### What you have to do:
Below this line is a listing that includes pictures. Copy exactly, and only, the lines from the one containing "Generate a web" through the one containing "58.6, 59.6, 60.5];"; the pictures do not go in the copy.

### Given data:
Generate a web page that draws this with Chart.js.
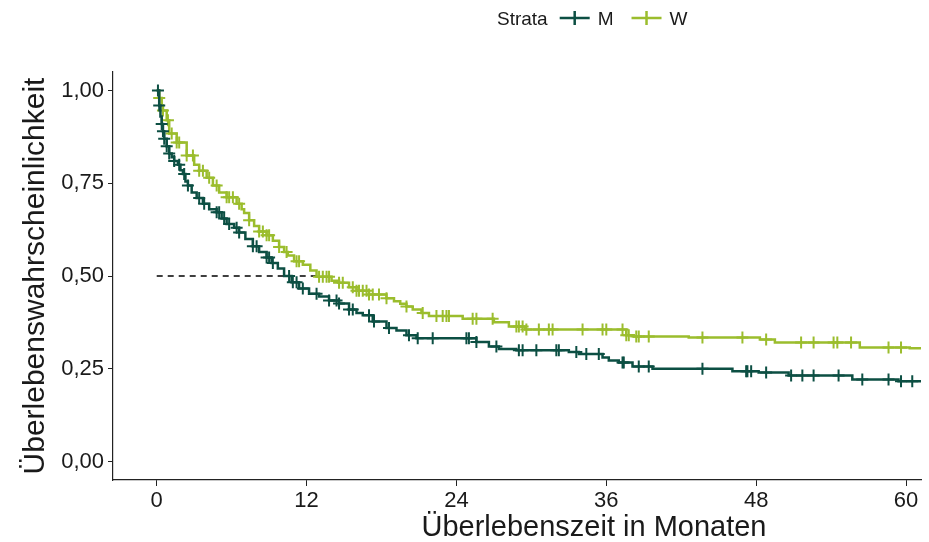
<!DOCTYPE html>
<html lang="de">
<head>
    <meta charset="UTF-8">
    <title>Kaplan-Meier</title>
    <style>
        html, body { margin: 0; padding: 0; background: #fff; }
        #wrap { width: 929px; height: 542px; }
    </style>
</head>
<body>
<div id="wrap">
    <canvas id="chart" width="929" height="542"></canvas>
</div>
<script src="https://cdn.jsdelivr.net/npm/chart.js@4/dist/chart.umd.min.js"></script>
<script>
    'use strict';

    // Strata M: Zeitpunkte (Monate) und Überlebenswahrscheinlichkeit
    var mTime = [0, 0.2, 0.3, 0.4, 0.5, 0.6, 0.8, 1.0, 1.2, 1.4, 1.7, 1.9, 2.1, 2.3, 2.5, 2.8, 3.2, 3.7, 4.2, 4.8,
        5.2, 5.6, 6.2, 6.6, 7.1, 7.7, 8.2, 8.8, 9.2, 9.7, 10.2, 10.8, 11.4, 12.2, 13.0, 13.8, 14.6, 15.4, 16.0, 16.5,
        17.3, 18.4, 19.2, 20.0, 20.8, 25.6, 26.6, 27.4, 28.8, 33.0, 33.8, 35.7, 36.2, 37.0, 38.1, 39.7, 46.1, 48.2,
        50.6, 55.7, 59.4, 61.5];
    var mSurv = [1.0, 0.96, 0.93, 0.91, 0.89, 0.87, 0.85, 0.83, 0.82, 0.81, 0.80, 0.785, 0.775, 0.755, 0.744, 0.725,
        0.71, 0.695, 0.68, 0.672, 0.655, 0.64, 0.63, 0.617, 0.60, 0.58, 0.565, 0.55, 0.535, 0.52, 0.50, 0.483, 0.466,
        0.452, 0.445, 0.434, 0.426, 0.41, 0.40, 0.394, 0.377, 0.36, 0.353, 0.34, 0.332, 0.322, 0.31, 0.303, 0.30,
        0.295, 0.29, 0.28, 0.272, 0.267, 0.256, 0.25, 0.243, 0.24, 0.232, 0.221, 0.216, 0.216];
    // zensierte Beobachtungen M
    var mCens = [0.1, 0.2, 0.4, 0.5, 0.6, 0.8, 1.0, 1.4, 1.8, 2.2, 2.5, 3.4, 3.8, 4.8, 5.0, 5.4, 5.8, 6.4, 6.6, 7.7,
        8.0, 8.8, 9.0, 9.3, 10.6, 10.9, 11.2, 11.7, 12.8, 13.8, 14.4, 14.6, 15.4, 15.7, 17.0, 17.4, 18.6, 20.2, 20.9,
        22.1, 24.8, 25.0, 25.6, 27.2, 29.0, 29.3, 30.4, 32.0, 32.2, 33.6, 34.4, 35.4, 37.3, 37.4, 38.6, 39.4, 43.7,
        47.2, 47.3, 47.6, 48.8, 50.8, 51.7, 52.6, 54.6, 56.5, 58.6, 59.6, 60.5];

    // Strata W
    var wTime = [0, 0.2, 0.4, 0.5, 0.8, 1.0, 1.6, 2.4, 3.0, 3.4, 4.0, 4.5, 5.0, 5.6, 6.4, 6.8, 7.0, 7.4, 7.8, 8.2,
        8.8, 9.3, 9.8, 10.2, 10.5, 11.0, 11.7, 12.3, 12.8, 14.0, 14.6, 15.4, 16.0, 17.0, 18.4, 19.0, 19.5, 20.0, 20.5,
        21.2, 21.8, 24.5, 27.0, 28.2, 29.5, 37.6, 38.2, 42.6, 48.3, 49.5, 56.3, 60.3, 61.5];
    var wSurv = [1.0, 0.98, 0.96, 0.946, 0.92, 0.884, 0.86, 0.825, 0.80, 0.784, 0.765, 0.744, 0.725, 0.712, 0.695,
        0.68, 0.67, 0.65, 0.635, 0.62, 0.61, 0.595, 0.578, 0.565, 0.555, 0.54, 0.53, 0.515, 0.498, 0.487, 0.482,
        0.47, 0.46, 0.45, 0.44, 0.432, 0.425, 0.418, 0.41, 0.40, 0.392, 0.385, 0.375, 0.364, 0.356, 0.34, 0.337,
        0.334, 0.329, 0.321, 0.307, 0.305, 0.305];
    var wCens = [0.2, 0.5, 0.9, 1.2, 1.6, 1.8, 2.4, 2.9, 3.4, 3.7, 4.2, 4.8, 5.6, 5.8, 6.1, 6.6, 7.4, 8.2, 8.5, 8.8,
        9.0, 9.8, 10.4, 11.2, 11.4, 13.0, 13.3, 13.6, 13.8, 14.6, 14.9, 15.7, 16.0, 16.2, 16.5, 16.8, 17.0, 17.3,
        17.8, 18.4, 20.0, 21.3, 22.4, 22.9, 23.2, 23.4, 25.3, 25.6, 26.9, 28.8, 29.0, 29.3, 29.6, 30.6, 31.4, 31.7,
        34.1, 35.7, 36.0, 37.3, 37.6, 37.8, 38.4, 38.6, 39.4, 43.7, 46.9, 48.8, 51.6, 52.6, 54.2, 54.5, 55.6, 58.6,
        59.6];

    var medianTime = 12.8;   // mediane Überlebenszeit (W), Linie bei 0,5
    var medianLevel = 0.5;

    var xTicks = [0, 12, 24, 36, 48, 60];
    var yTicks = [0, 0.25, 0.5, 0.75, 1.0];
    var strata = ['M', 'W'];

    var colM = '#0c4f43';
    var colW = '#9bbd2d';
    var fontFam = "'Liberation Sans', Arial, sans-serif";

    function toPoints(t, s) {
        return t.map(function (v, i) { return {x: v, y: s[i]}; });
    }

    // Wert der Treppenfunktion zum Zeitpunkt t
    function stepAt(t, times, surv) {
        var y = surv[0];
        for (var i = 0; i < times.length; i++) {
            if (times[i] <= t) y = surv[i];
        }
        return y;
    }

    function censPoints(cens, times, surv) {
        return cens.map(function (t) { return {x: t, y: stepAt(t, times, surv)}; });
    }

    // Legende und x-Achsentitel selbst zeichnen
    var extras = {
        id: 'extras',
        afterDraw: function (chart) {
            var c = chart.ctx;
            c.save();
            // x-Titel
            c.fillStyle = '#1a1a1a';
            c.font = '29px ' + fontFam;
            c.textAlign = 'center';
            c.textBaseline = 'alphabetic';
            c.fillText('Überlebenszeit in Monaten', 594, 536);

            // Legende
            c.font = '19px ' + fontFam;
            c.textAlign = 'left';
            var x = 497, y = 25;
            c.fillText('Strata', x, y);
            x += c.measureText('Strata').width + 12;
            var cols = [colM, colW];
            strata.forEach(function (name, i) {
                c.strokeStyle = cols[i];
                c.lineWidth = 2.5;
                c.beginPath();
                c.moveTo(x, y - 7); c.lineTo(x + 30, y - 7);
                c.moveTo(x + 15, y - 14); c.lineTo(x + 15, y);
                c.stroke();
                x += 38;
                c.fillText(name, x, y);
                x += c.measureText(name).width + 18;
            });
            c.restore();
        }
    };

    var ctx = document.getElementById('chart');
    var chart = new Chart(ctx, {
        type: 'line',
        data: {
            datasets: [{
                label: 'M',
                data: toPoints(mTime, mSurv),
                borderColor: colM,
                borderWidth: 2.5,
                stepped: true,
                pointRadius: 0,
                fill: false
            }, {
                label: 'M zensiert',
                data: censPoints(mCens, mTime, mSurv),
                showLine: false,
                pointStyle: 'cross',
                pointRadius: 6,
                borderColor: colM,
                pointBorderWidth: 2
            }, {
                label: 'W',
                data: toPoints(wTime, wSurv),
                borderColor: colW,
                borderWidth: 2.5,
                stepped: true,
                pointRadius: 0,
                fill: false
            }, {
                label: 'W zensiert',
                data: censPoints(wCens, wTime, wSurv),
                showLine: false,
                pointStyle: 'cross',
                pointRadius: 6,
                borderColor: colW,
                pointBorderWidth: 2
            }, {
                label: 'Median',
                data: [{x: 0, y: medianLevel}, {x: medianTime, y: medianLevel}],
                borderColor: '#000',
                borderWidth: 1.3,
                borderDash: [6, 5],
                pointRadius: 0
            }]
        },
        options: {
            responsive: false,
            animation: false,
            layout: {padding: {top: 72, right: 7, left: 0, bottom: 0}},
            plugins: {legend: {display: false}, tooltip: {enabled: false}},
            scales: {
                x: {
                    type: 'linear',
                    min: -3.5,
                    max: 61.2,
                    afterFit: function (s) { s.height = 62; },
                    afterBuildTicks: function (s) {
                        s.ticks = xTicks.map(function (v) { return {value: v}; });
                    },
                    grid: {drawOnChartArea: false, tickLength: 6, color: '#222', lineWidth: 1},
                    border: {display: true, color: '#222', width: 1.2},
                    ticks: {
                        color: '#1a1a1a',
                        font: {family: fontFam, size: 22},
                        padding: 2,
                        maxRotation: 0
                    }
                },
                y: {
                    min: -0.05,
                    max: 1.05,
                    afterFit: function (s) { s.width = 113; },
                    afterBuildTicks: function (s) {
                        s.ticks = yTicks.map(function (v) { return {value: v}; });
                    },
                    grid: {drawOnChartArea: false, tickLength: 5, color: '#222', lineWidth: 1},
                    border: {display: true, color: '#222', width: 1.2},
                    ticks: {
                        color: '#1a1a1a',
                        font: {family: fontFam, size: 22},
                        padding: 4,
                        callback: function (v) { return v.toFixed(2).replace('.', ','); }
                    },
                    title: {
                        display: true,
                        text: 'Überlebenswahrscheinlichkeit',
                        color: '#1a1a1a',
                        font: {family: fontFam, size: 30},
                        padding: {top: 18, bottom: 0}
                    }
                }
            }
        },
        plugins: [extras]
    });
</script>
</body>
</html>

...

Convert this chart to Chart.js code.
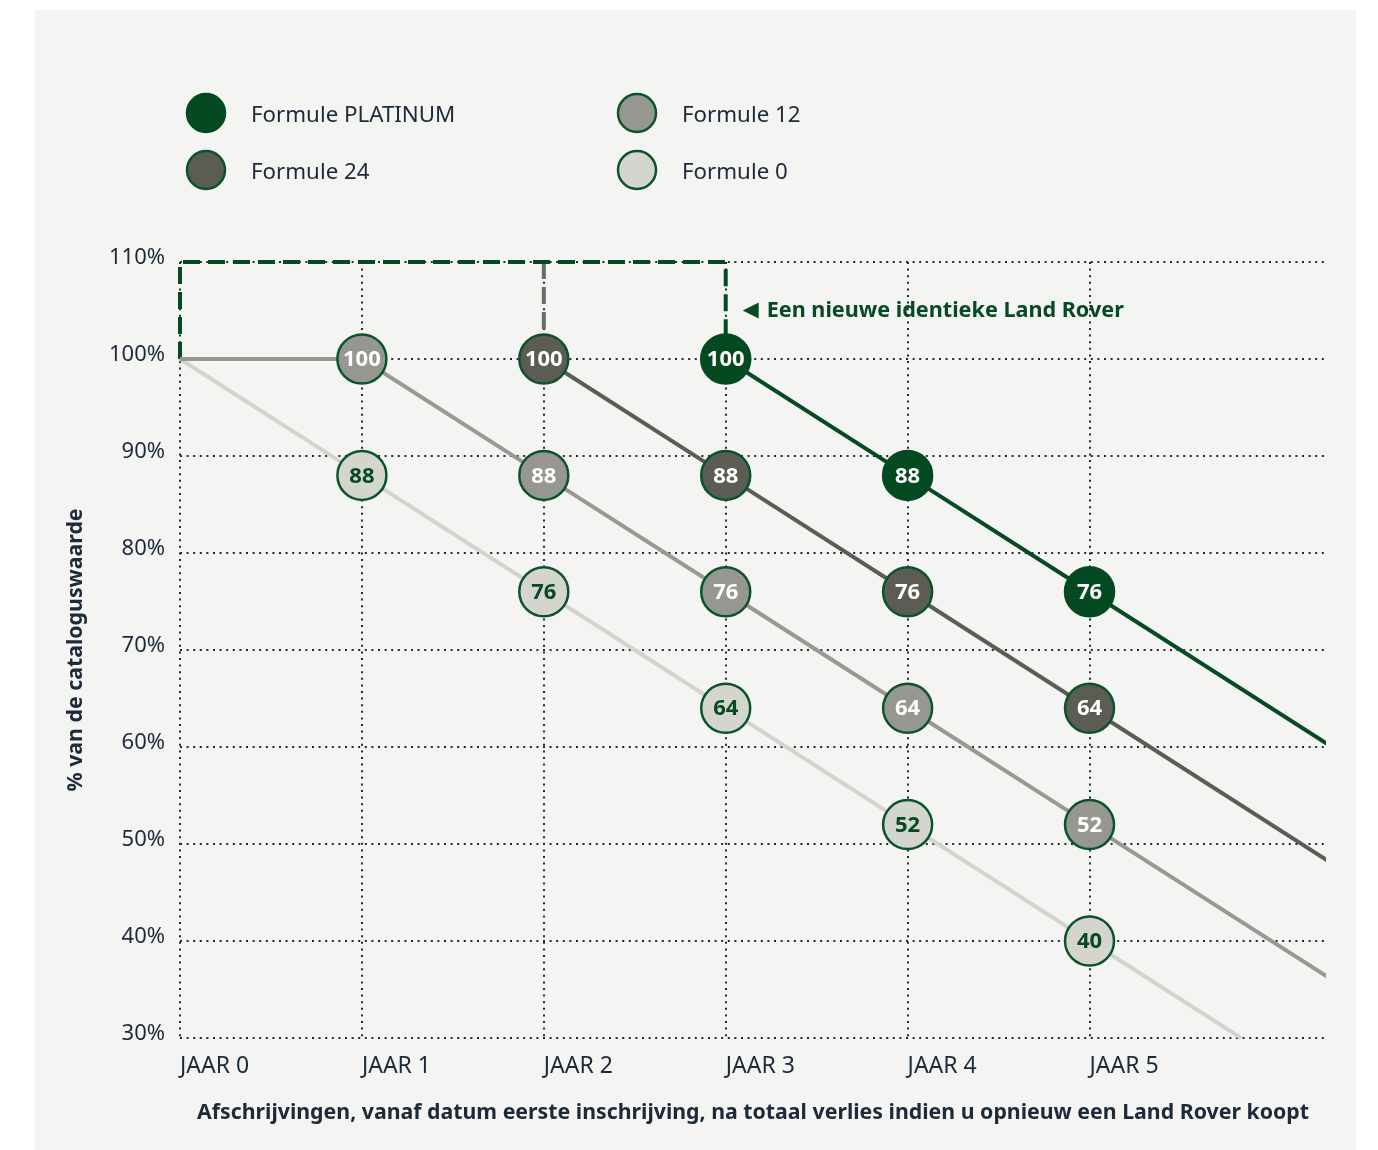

### Complete answer:
Generate a web page that draws this with Chart.js.
<!DOCTYPE html>
<html lang="de">
<head>
    <meta charset="UTF-8">
    <title>Kaplan-Meier</title>
    <style>
        html, body { margin: 0; padding: 0; background: #fff; }
        #wrap { width: 929px; height: 542px; }
    </style>
</head>
<body>
<div id="wrap">
    <canvas id="chart" width="929" height="542"></canvas>
</div>
<script src="https://cdn.jsdelivr.net/npm/chart.js@4/dist/chart.umd.min.js"></script>
<script>
    'use strict';

    // Strata M: Zeitpunkte (Monate) und Überlebenswahrscheinlichkeit
    var mTime = [0, 0.2, 0.3, 0.4, 0.5, 0.6, 0.8, 1.0, 1.2, 1.4, 1.7, 1.9, 2.1, 2.3, 2.5, 2.8, 3.2, 3.7, 4.2, 4.8,
        5.2, 5.6, 6.2, 6.6, 7.1, 7.7, 8.2, 8.8, 9.2, 9.7, 10.2, 10.8, 11.4, 12.2, 13.0, 13.8, 14.6, 15.4, 16.0, 16.5,
        17.3, 18.4, 19.2, 20.0, 20.8, 25.6, 26.6, 27.4, 28.8, 33.0, 33.8, 35.7, 36.2, 37.0, 38.1, 39.7, 46.1, 48.2,
        50.6, 55.7, 59.4, 61.5];
    var mSurv = [1.0, 0.96, 0.93, 0.91, 0.89, 0.87, 0.85, 0.83, 0.82, 0.81, 0.80, 0.785, 0.775, 0.755, 0.744, 0.725,
        0.71, 0.695, 0.68, 0.672, 0.655, 0.64, 0.63, 0.617, 0.60, 0.58, 0.565, 0.55, 0.535, 0.52, 0.50, 0.483, 0.466,
        0.452, 0.445, 0.434, 0.426, 0.41, 0.40, 0.394, 0.377, 0.36, 0.353, 0.34, 0.332, 0.322, 0.31, 0.303, 0.30,
        0.295, 0.29, 0.28, 0.272, 0.267, 0.256, 0.25, 0.243, 0.24, 0.232, 0.221, 0.216, 0.216];
    // zensierte Beobachtungen M
    var mCens = [0.1, 0.2, 0.4, 0.5, 0.6, 0.8, 1.0, 1.4, 1.8, 2.2, 2.5, 3.4, 3.8, 4.8, 5.0, 5.4, 5.8, 6.4, 6.6, 7.7,
        8.0, 8.8, 9.0, 9.3, 10.6, 10.9, 11.2, 11.7, 12.8, 13.8, 14.4, 14.6, 15.4, 15.7, 17.0, 17.4, 18.6, 20.2, 20.9,
        22.1, 24.8, 25.0, 25.6, 27.2, 29.0, 29.3, 30.4, 32.0, 32.2, 33.6, 34.4, 35.4, 37.3, 37.4, 38.6, 39.4, 43.7,
        47.2, 47.3, 47.6, 48.8, 50.8, 51.7, 52.6, 54.6, 56.5, 58.6, 59.6, 60.5];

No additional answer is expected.